Wind resource assessment is the process of measuring and analyzing wind before building a wind farm. It matters because small differences in wind speed can cause large differences in energy production. Developers use instruments on meteorological masts and lidar systems to find sites with strong, steady, and safe winds.
Good measurements reduce financial risk and help place turbines where they will produce the most electricity.
Key Facts
- Wind power available in moving air is P = 0.5 rho A v^3.
- A turbine cannot capture all wind power, so P_electric = 0.5 rho A v^3 C_p eta.
- Wind speed usually increases with height, often estimated by v2 = v1(h2/h1)^alpha.
- Capacity factor = actual energy produced over a time period / maximum possible energy over that time period.
- Turbulence intensity = standard deviation of wind speed / mean wind speed.
- Longer measurement campaigns, often 12 months or more, give better estimates of yearly wind conditions.
Vocabulary
- Meteorological mast
- A tall tower that holds wind sensors at several heights to measure wind speed, wind direction, temperature, pressure, and turbulence.
- Lidar
- A remote sensing device that uses laser light scattered by air particles to measure wind speed and direction above the ground.
- Wind shear
- Wind shear is the change in wind speed or direction with height above the ground.
- Capacity factor
- Capacity factor is the fraction of maximum possible energy that a wind turbine or wind farm actually produces over time.
- Turbulence intensity
- Turbulence intensity is a measure of how gusty or variable the wind speed is compared with the average wind speed.
Common Mistakes to Avoid
- Using only average wind speed, then ignoring the v^3 relationship. This is wrong because energy production depends very strongly on wind speed and on how often high wind speeds occur.
- Measuring wind too close to the ground and assuming it represents hub height. This is wrong because wind speed often increases with height, especially over rough terrain or forests.

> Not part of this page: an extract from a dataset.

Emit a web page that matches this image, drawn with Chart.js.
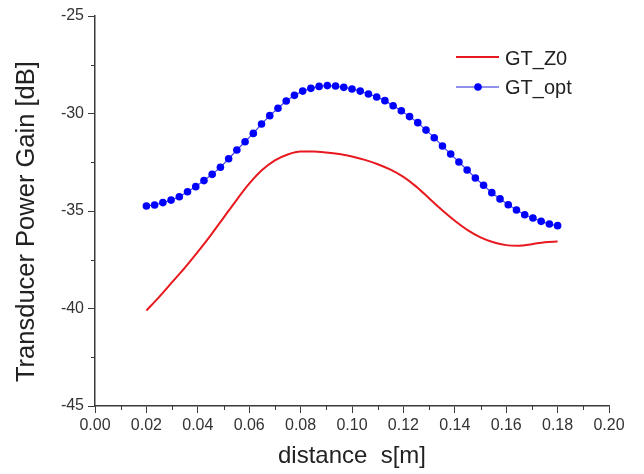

- Ignoring wind direction and terrain effects. This is wrong because hills, valleys, buildings, and tree lines can speed up, slow down, or swirl the wind before it reaches a turbine.
- Treating short-term data as a complete climate record. This is wrong because one windy month or one calm season may not represent the long-term wind resource at the site.
Practice Questions
- 1 A lidar measures an average wind speed of 7.0 m/s at 80 m. If air density is 1.2 kg/m^3 and a turbine rotor has an area of 5000 m^2, what wind power is available in the air using P = 0.5 rho A v^3?
- 2 A met mast measures 6.0 m/s at 40 m. Estimate the wind speed at 100 m using v2 = v1(h2/h1)^alpha with alpha = 0.14.
- 3 A developer has two possible sites. Site A has stronger average wind but high turbulence from nearby hills, while Site B has slightly lower average wind but smoother flow and easier turbine access. Explain which factors should be compared before choosing the site.